Bastwell pickup access checks begin with the exact position. Is the car outside the house, in a rear lane, on a small drive, in shared parking, or at a nearby garage? The answer changes what the driver expects when they arrive.
If the vehicle is not visible from the main road, give a landmark or short direction. "Behind the row near the blue gates" can be more useful than a postcode alone.
Check The Street Before Booking
Look at the road as if you were bringing a larger vehicle in. Are cars parked both sides? Is there a bend where traffic squeezes through? Are bins, roadworks or delivery vans likely to block the route?
If the street fills at school times or after work, mention the quieter window. Pickup may be much easier mid-morning than late afternoon. If neighbours regularly park close to the scrap car, ask whether they can leave a little room on collection day.
Do not promise perfect space if you cannot control it. Just explain the normal pattern so the collection can be planned realistically.

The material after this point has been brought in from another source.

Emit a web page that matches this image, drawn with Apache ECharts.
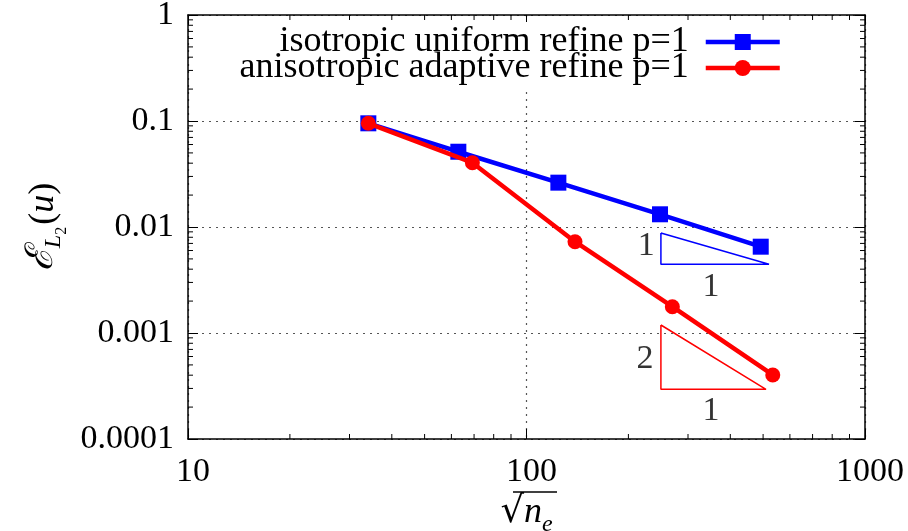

Vehicle Condition Matters In Tight Places
A car that rolls and steers is usually easier to collect from Bastwell streets than one with locked steering or flat tyres. Tell the collector whether the keys are available, whether the handbrake releases, and whether the wheels look usable.
If the car has been off the road for a long time, it may not move as easily as it did when parked. Brakes can bind, tyres can go soft, and the battery may be completely dead. None of that is unusual, but it should be known before the truck arrives.
Where the vehicle is nose-in on a drive or hemmed in by another car, send a photo from the road. The access is often clearer in a wide picture than in a long message.
Shared And Rear Access Needs Coordination
Some Bastwell vehicles sit in shared bays, small courtyards or rear lanes. These spaces can work well when the access is open, but they can delay collection if nobody knows who controls the gate or who owns the blocking car.
Before booking, confirm that you can open any gate and that other vehicles can move if needed. If the car is at a workshop or rented unit, make sure the business knows the recovery is coming and has agreed to release the vehicle.
If the rear lane is narrow or rough, say so. The driver can work around many layouts, but not if the access problem is discovered only after arrival.
Keep The Pickup Simple On The Day
Remove belongings before the driver reaches you. Keep keys and any agreed details to hand. If parking changes suddenly, take a fresh photo and pass it on rather than hoping the driver can work around it.
A good access note for Bastwell is short, local and honest: where the car is, whether it moves, what blocks it, and when the street is quietest. That gives Blackburn scrap car collection a much better chance of being completed without extra calls, neighbour stress or an avoidable second visit.